Do you ever wake up and not want to get up? Do you ever lose your motivation and drive? Stay awake at night too late just vegging or zoning out? Snap at your spouse and everyone around you? We go about our day-to-day lives, caring for our kids, spouses, and selves handling what needs to be handled, doing the tasks that need to be done, mediating the scuffles that arise, and a host of other things. You used to have motivation to do all the things, to tackle the challenges, to meet the needs, to love others well in a peaceful way. Now you feel sad, angry, grumpy, tense, or unmotivated. So, what is going on? What has changed? Why are you struggling?
As a parent of a child with special needs and disabilities, you aren’t alone. The more parents I talk with, the more I see this common, almost universal struggle. It may not be all the time, and it can be more pronounced in certain seasons of life and circumstances. And, I’m seeing it strongly right now in the general population with the Coronavirus stay-at-home orders. Why?
One of the main reasons is grief. Grief is not only experienced when there is death, but with any type of momentous loss. This includes the loss of what was expected or anticipated in the future but will now not happen. This might be the hopes and dreams you had for your child and for how your family would look, activities they would do together, and social interaction with family friends. But the child will never accomplish those things, the family can’t do those activities, and the friends deserted you when you had a child with special needs. It might be a vacation you had planned, or a graduation ceremony and senior year events with friends that won’t take place. It could be a lost job or every bit of “extra” income going to pay for therapies and treatment instead of a night at the movies or a vacation.
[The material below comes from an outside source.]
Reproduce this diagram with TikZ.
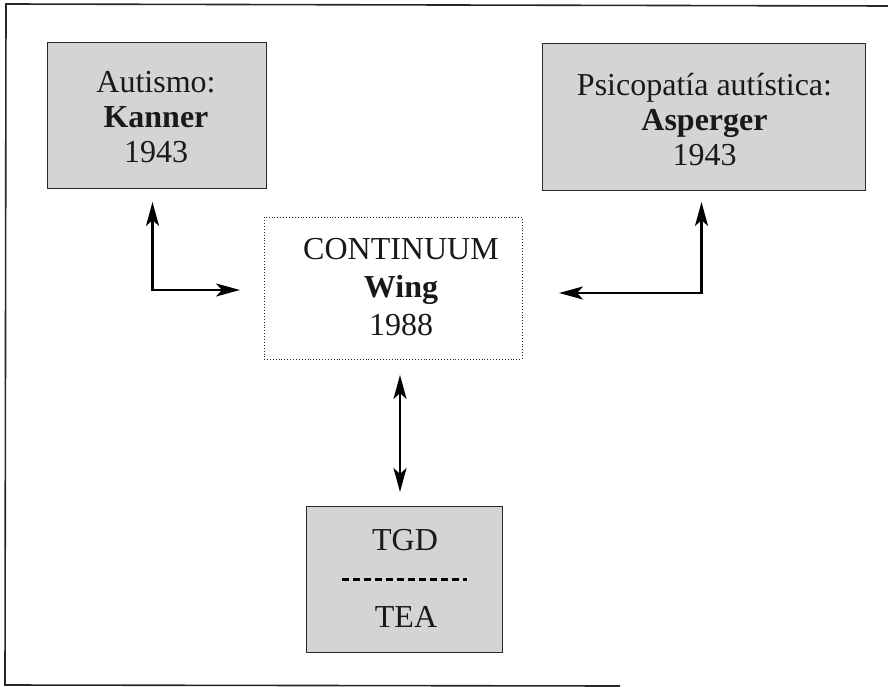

Grief has five stages: denial, anger, bargaining, depression, and acceptance. These stages aren’t linear, so just because you dealt with anger yesterday that doesn’t mean you’re done with it for good. No, you can go through the stages repeatedly and can bounce back and forth between different stages. You may stay in one stage for a while or you may experience all of them in one day. A participant in one of our group’s Hope & Healing Workshops once commented that they felt like they were in the tumble dry cycle of a clothes dryer; that sums it up perfectly.